Since Memorial Day is coming soon, I thought perhaps we might write a few words about why we have Memorial Day and who benefits from the holiday. It isn’t just the military that stands tall on this day. I know lots of folks that have been in war and a lot of folks that have never even shot a gun, and they both feel that Memorial Day is one of our most treasured holidays.
It is a day when we remember those who have made the ultimate sacrifice for the loved ones they left behind. In Gonzales, we meet at the cemetery and read the names of those who are laid there for their final rest. It is a very somber ceremony. There is even a 21-gun salute. This is considered one of the most respectful things we can do. That’s why it is only offered for those we want to remember.
Let me tell you a war story that is absolutely true and yet painful to remember. I am a victim of PTSD. I’m not a special case; there are lots of men and women that suffer this debilitating malady. In fact, we lose 22 of these former servicemen every day. They can’t deal with the problems this disease has placed upon them.
One of my wounds is that I can’t deal very well with sharp noises. It took my loving wife quite some time before she started to understand my symptoms. I will be laying in bed reading or watching TV and she will come in to tell me something. As she comes through the door, she usually calls my name. Not loud or in an exciting manner. She just lets me know she is coming into the room.
I usually throw the book, magazine or newspaper I’m reading up in the air in surprise. She always feels bad for this reaction of mine, and I wish she wouldn’t. It’s not her fault. It’s just part of the PTSD, which I can’t seem to get rid of. I hate that she feels this way, and I tell her so every time. You see, she also suffers with me. I love her so for the love she shares with me. We are blessed that at this time we are not at war and there are very few service personnel who are lost to the enemy. Yet, we can’t forget our wars because these veterans, like me, feel so impotent that we can’t heal this wound.
I saw on television the other day where a young serviceman peeled off his armor and jumped into the Rio Grande River to save a person who was caught up in the current and was losing ground. The serviceman was swept away and his body has not been found. The situation was very familiar to me.
The first person I saw die in Vietnam was a young man under very similar circumstances. We were patrolling a new AO (area of operations) and came upon a river. It was a lot bigger than the map showed it to be. Of course, the maps we were using were based upon the maps issued by the French when they too thought they could win any war.
We were at company strength, which meant there were about 40 men in our patrol. The CO (Commanding Officer) was new. He wasn’t one of those shown in movies as being stupid. He listened to his men and made decisions based on solid information. We had to cross this river because the maps showed there was a very old spa built upon lava rock that the intelligence people said there were a bunch of North Vietnamese using this as a base to harass and fire upon anyone getting close. The CO asked if anyone had an idea about how we were to get across this river.

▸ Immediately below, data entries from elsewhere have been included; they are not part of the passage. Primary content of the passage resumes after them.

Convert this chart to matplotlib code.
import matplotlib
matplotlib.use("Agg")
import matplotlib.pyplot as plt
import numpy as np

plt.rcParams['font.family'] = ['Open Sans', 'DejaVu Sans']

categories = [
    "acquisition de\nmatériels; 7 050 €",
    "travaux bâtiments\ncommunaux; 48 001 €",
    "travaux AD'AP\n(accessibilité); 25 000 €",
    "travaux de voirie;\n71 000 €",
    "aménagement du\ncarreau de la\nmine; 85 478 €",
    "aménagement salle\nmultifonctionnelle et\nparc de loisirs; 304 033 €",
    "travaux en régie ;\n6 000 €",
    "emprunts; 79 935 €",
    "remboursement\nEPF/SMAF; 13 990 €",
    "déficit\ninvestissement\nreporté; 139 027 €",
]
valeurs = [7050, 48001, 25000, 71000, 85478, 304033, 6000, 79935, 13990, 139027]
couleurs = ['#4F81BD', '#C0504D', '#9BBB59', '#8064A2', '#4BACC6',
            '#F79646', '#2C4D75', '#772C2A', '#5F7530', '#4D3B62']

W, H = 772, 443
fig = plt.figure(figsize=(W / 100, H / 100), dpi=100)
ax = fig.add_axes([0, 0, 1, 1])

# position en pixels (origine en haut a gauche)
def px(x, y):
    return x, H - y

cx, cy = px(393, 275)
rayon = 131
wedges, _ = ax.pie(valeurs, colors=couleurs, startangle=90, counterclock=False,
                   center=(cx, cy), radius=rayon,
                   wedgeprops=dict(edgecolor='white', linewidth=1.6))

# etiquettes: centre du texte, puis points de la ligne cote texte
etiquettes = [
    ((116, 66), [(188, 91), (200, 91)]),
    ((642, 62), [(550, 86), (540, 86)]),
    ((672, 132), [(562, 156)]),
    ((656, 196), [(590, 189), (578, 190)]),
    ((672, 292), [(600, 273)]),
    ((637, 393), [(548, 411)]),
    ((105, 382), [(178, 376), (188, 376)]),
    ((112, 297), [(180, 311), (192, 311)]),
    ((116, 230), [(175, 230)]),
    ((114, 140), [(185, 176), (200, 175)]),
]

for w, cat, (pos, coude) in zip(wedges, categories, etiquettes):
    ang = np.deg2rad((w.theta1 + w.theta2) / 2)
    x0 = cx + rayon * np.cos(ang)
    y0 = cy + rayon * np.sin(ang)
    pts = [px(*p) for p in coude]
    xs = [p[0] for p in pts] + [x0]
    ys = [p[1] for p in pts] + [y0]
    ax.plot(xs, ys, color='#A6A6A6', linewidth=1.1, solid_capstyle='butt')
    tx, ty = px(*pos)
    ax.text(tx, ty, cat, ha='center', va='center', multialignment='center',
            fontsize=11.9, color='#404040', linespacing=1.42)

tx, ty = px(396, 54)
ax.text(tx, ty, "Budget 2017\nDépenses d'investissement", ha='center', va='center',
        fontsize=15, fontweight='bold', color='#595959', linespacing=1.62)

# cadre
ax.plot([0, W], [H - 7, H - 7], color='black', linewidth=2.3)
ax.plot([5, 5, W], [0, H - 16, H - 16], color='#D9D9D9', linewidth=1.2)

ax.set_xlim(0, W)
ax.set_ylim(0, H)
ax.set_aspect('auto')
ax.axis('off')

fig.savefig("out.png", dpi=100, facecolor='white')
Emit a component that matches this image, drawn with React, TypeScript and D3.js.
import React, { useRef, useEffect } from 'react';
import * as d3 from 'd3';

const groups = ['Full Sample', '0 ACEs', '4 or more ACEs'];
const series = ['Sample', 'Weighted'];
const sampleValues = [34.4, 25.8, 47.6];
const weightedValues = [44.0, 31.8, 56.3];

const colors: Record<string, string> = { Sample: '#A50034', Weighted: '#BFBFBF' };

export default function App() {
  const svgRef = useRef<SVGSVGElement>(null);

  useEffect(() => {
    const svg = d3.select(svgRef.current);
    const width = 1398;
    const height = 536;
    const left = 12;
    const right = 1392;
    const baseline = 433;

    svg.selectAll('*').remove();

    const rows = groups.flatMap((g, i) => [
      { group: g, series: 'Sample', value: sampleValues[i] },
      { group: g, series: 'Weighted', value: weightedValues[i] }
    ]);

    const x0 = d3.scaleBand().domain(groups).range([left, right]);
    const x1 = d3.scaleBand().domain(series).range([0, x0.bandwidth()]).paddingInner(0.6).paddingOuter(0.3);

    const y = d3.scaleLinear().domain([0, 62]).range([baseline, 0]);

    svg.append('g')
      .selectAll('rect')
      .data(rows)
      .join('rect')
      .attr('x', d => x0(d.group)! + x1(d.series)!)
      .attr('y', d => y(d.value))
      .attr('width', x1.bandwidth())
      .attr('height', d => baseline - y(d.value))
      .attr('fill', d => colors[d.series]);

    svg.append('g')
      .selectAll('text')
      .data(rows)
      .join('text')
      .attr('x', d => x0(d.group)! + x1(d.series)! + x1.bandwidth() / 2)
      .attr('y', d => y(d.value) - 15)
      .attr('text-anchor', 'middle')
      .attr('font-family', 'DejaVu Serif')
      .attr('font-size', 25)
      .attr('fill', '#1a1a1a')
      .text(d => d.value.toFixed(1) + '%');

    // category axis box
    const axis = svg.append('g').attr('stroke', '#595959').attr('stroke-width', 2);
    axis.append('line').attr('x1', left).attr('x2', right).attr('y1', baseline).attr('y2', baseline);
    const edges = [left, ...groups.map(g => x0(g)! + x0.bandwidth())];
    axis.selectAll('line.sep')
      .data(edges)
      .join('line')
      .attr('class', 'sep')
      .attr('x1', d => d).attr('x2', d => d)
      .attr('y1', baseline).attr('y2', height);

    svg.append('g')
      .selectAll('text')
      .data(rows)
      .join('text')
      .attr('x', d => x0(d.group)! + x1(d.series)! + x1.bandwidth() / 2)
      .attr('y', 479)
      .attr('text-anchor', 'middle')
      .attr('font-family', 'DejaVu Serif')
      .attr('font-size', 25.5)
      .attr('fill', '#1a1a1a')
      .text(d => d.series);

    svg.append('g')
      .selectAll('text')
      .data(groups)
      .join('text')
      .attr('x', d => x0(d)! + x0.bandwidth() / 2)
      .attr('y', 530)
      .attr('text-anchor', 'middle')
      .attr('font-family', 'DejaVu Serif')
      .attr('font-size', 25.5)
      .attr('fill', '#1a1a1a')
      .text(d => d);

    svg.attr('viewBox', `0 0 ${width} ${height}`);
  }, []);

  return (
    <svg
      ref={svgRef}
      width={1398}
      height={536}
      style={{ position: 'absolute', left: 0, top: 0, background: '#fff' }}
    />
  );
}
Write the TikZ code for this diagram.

I thought we could have one guy swim across with a rope to tie on the other side and then we could go across holding onto the rope. The CO asked if anyone could swim well enough to make this happen. This good-looking young Specialist four said he thought he could do it. He was told this was a volunteer deal as the CO couldn’t ask him to take this chance if he had doubts. The young man, full of bravado grabbed the rope and dove into the river right by us. He never came up.
We did everything we could to try and find him. Patrols were sent downriver to see if his body turned up. Helicopters came by and dropped grenades hoping the concussion would free his body from any hold. Nothing worked. I was distraught as this young man had been in my platoon and I felt a sense of responsibility.
Swimming was the only thing I excelled at in high school. Probably because of all the swimming we did in the canals surrounding Wasco. I took off all my clothes and blew up my air mattress, tied everything down on the mattress and waded out and into the river. Somehow I made it across, didn’t spill anything, and tied the rope to a tree right by the river.
The CO had each man grab onto the rope and pull themselves across the river. Nobody else was lost and there were no enemy anywhere on the other side. A man lost his life because of nothing. That was not the only life lost from my platoon, but it was the most wasteful thing I ever saw during my next three trips over there.
I was awarded the Bronze Star for my actions at the river. I would much rather have had the young man we lost back. I’ll bet that the National Guardsmen that were at the Rio Grande there when the serviceman tried valiantly to help the two people that were in trouble would much rather have had him found safe.
This column was the hardest one I have ever written. I didn’t do it for me, but for the serviceman that lost his life. Again, for nothing. Let us not forget even these actions were made in order to try and save a life. Please remember all the soldiers and Guardsmen with a prayer this Memorial Day, May 30.